I would guess that if this is a recurring change (like a holiday or daylight savings), it won't be a big deal, but if it's a one time change, regardless of how prepared everybody *thinks* they are, there will be some disruption, depending on the magnitude of the change. Clearly the must ballyhooed Y2K paranoia was not a show stopper, but that might not always be the case. (Y2K did produce an uptick in dry goods and ammo sales probably... and perhaps some hours of lost output due to it being diverted to digging underground end-times bunkers... Lol).

5. ...if anybody here has a well stocked (but unused) Y2K end-times bunker, no offense. I'm sure it's very nice... and your grand kids might appreciate it someday. (c:

Also, that's "much ballyhooed" not "must ballyhooed."

6. Jason, O/T: the discussion arose at Sumner's about falsifiability and the EMH. If the EMH leads to falsifiable predictions, what do you think they are?
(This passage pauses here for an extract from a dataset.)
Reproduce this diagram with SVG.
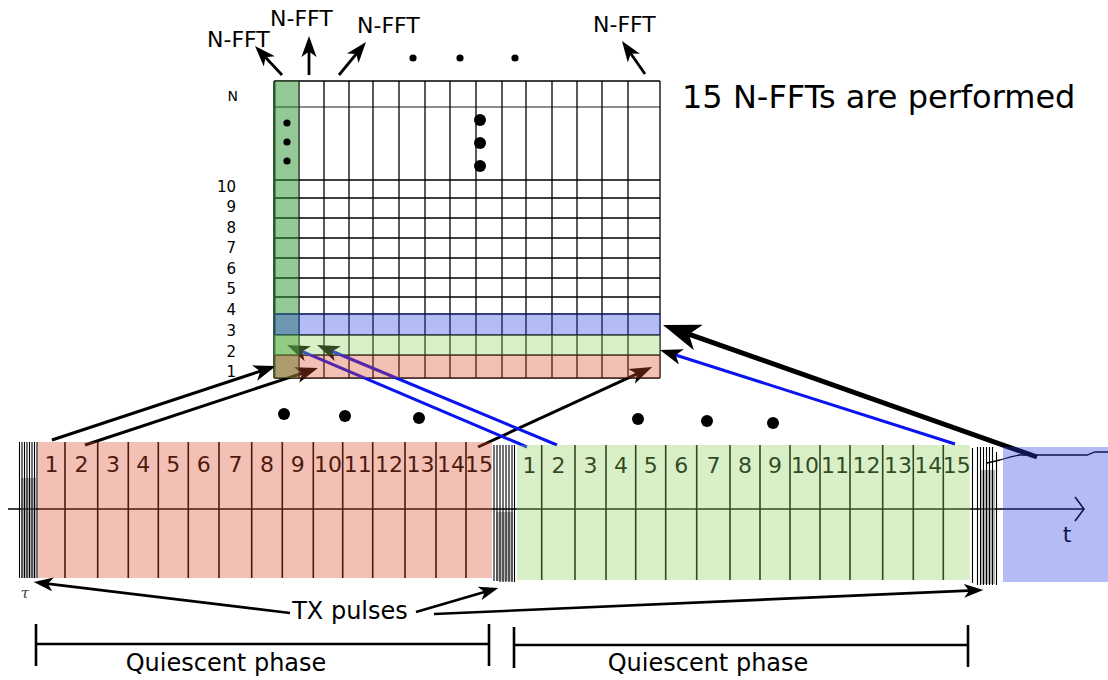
<svg xmlns="http://www.w3.org/2000/svg" width="1108" height="680" viewBox="0 0 1108 680">
  <defs>
    <style>
      text { font-family: "DejaVu Sans", "Liberation Sans", sans-serif; fill: #000; }
      .lbl { font-size: 22px; }
      .row { font-size: 15px; text-anchor: end; }
      .num { font-size: 22px; text-anchor: middle; }
      .big { font-size: 32px; }
      .cap { font-size: 24px; text-anchor: middle; }
      .gl { stroke: #000; stroke-width: 1.3; fill: none; }
      .div { stroke: #000; stroke-width: 1.6; }
      .arw { stroke: #000; fill: none; marker-end: url(#head); }
      .blu { stroke: #0a14f0; fill: none; stroke-width: 3; marker-end: url(#head); }
      .pl { stroke: #000; stroke-width: 1.1; }
      .brk { stroke: #000; stroke-width: 2.6; fill: none; }
      .red { fill: #da4b29; fill-opacity: 0.35; }
      .grn { fill: #92d162; fill-opacity: 0.35; }
      .blue { fill: #2640e2; fill-opacity: 0.35; }
      .col { fill: #2b9130; fill-opacity: 0.5; }
    </style>
    <marker id="head" viewBox="0 0 7.5 5.4" markerWidth="7.5" markerHeight="5.4" refX="4" refY="2.7" orient="auto">
      <path d="M7.5,2.7 L0,0 L2,2.7 L0,5.4 Z" fill="#000"/>
    </marker>
  </defs>

  <rect width="1108" height="680" fill="#fff"/>

  <!-- FFT matrix: cell lines, row numbers and ellipsis dots -->
  <g id="matrix">
    <path class="gl" d="M274,81 H660 M274,180 H660 M274,198 H660 M274,218 H660 M274,238 H660 M274,258 H660 M274,278 H660 M274,297 H660 M274,314 H660 M274,335 H660 M274,355 H660 M274,378 H660"/>
    <path d="M274,107 H660" stroke="#666" stroke-width="1.3"/>
    <path class="gl" d="M274,81 V378 M299,81 V378 M324,81 V378 M349,81 V378 M373,81 V378 M399,81 V378 M425,81 V378 M450,81 V378 M476,81 V378 M502,81 V378 M526,81 V378 M552,81 V378 M577,81 V378 M602,81 V378 M628,81 V378 M660,81 V378"/>
    <circle cx="480" cy="120" r="6"/>
    <circle cx="480" cy="143" r="6"/>
    <circle cx="480" cy="166" r="6"/>
    <text class="row" x="238" y="101" style="font-size:14px">N</text>
    <text class="row" x="236" y="192">10</text>
    <text class="row" x="236" y="212">9</text>
    <text class="row" x="236" y="233">8</text>
    <text class="row" x="236" y="253">7</text>
    <text class="row" x="236" y="274">6</text>
    <text class="row" x="236" y="294">5</text>
    <text class="row" x="236" y="315">4</text>
    <text class="row" x="236" y="336">3</text>
    <text class="row" x="236" y="357">2</text>
    <text class="row" x="236" y="377">1</text>
  </g>

  <!-- FFT labels above the matrix -->
  <g id="fft-labels">
    <text class="lbl" x="207" y="47">N-FFT</text>
    <text class="lbl" x="270" y="26">N-FFT</text>
    <text class="lbl" x="357" y="33">N-FFT</text>
    <text class="lbl" x="593" y="32">N-FFT</text>
    <circle cx="413" cy="58" r="3.6"/>
    <circle cx="460" cy="58" r="3.6"/>
    <circle cx="515" cy="58" r="3.6"/>
    <text class="big" x="682" y="108">15 N-FFTs are performed</text>
  </g>

  <!-- time axis, cell dividers and sample numbers -->
  <g id="time-axis">
    <path d="M8,509 H1084" stroke="#000" stroke-width="1.6"/>
    <path d="M1075,497 L1084,509 L1075,521" stroke="#000" stroke-width="1.6" fill="none"/>
    <text x="1067" y="542" style="font-size:22px" text-anchor="middle">t</text>
    <path d="M987,463 L1000,460 Q1012,456 1020,455 L1087,455 L1095,452 L1108,452" stroke="#000" stroke-width="1.3" fill="none"/>
  </g>

  <g id="frame-1">
    <path class="div" d="M65,442 V578 M97.7,442 V578 M128.3,442 V578 M158.3,442 V578 M188.3,442 V578 M219,442 V578 M251.7,442 V578 M282.3,442 V578 M313.3,442 V578 M342.7,442 V578 M372.7,442 V578 M405,442 V578 M436,442 V578 M466,442 V578"/>
    <text class="num" x="51.5" y="472">1</text>
    <text class="num" x="81.4" y="472">2</text>
    <text class="num" x="113" y="472">3</text>
    <text class="num" x="143.3" y="472">4</text>
    <text class="num" x="173.3" y="472">5</text>
    <text class="num" x="203.7" y="472">6</text>
    <text class="num" x="235.4" y="472">7</text>
    <text class="num" x="267" y="472">8</text>
    <text class="num" x="297.8" y="472">9</text>
    <text class="num" x="328" y="472">10</text>
    <text class="num" x="357.7" y="472">11</text>
    <text class="num" x="388.9" y="472">12</text>
    <text class="num" x="420.5" y="472">13</text>
    <text class="num" x="451" y="472">14</text>
    <text class="num" x="479" y="472">15</text>
  </g>

  <g id="frame-2">
    <path class="div" d="M541.7,445 V580 M575,445 V580 M606,445 V580 M635.7,445 V580 M665.7,445 V580 M696.7,445 V580 M730,445 V580 M760,445 V580 M790,445 V580 M820,445 V580 M850,445 V580 M882.7,445 V580 M913.3,445 V580 M943.3,445 V580"/>
    <text class="num" x="529.4" y="473">1</text>
    <text class="num" x="558.4" y="473">2</text>
    <text class="num" x="590.5" y="473">3</text>
    <text class="num" x="620.9" y="473">4</text>
    <text class="num" x="650.7" y="473">5</text>
    <text class="num" x="681.2" y="473">6</text>
    <text class="num" x="713.4" y="473">7</text>
    <text class="num" x="745" y="473">8</text>
    <text class="num" x="775" y="473">9</text>
    <text class="num" x="805" y="473">10</text>
    <text class="num" x="835" y="473">11</text>
    <text class="num" x="866.4" y="473">12</text>
    <text class="num" x="898" y="473">13</text>
    <text class="num" x="928.3" y="473">14</text>
    <text class="num" x="956.7" y="473">15</text>
  </g>

  <g id="gap-dots">
    <circle cx="284" cy="414" r="6"/>
    <circle cx="345" cy="416" r="6"/>
    <circle cx="419" cy="418" r="6"/>
    <circle cx="638" cy="419" r="6"/>
    <circle cx="707" cy="421" r="6"/>
    <circle cx="773" cy="423" r="6"/>
  </g>

  <!-- connectors -->
  <g id="connectors">
    <path class="arw" stroke-width="2.8" d="M282,75 L261.7,53.2"/>
    <path class="arw" stroke-width="2.8" d="M309,75 L309,45.8"/>
    <path class="arw" stroke-width="2.8" d="M339,75 L359.8,49.6"/>
    <path class="arw" stroke-width="2.8" d="M645,74 L627.6,49"/>
    <path class="arw" stroke-width="3" d="M52,440 L266,369.3"/>
    <path class="arw" stroke-width="3" d="M85,445 L308,371.3"/>
    <path class="arw" stroke-width="3" d="M478,447 L642.5,371.4"/>
    <path class="blu" d="M527,447 L296.7,349.1"/>
    <path class="blu" d="M557,445 L326.7,349"/>
    <path class="blu" d="M955,444 L670,353.2"/>
    <path class="arw" stroke-width="5" d="M1037,457 L679.5,330.8"/>
    <path class="arw" stroke-width="2.6" d="M290,613 L42.7,583.1"/>
    <path class="arw" stroke-width="2.6" d="M416,612 L489.6,590.5"/>
    <path class="arw" stroke-width="2.6" d="M434,614 L974.3,590.4"/>
  </g>

  <!-- translucent highlights of the matrix -->
  <g id="matrix-highlights">
    <rect class="col" x="274" y="81" width="25" height="297"/>
    <path d="M274.5,81 V378" stroke="#1f5a22" stroke-width="2"/>
    <rect class="red" x="274" y="355" width="386" height="23"/>
    <rect class="grn" x="274" y="335" width="386" height="20"/>
    <rect class="blue" x="274" y="313" width="387" height="22"/>
    <circle cx="287" cy="123" r="3.6"/>
    <circle cx="287" cy="142" r="3.6"/>
    <circle cx="287" cy="161" r="3.6"/>
  </g>

  <!-- translucent frames on the time axis -->
  <g id="frame-fills">
    <rect class="red" x="38" y="442" width="454" height="136"/>
    <rect class="grn" x="517" y="445" width="453" height="135"/>
    <rect class="blue" x="1003" y="447" width="105" height="135"/>
  </g>

  <!-- transmit pulses -->
  <g id="pulse-1">
    <rect x="21" y="478" width="15" height="100" fill="#777" fill-opacity="0.5"/>
    <path class="pl" d="M19.5,442 V578 M22,442 V578 M24.5,442 V578 M27,442 V578 M29.5,442 V578 M32,442 V578 M34.5,442 V578 M37,442 V578"/>
  </g>
  <g id="pulse-2">
    <rect x="496" y="512" width="17" height="69" fill="#777" fill-opacity="0.5"/>
    <path class="pl" d="M494,445 V581 M497,445 V581 M500,445 V582 M503,445 V582 M506,445 V582 M509,445 V582 M512,445 V582 M514.5,445 V582"/>
  </g>
  <g id="pulse-3">
    <rect x="980" y="470" width="15" height="114" fill="#777" fill-opacity="0.5"/>
    <path class="pl" d="M972.5,448 V583 M977.5,447 V585 M980.5,447 V585 M983.5,447 V585 M986.5,447 V585 M989.5,447 V585 M992.5,447 V585 M996.5,452 V585"/>
  </g>

  <text x="25" y="598" style="font-family:'DejaVu Serif',serif;font-style:italic;font-size:15px;fill:#444" text-anchor="middle">τ</text>
  <text class="cap" x="350" y="619">TX pulses</text>

  <!-- phase brackets -->
  <g id="phase-1">
    <path class="brk" d="M36,624 V666 M36,644 H489 M489,624 V666"/>
    <text class="cap" x="226" y="671">Quiescent phase</text>
  </g>
  <g id="phase-2">
    <path class="brk" d="M514,627 V668 M514,645 H968 M968,625 V667"/>
    <text class="cap" x="708" y="671">Quiescent phase</text>
  </g>
</svg>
1. I think the EMH is a statement of maximum entropy:

http://informationtransfereconomics.blogspot.com/2014/02/ii-entropy-and-microfoundations.html

It is definitely falsifiable (depending on the form ... )

7. I think of the efficient market hypothesis as having a strong form and a weak form. The strong form is 'The price is right.' The weak form is 'Prices follow a random walk.'

It was Graham, IIRC, who observed that the price moves to the largest bid or ask. I think that contradicts the strong form but agrees with the weak form.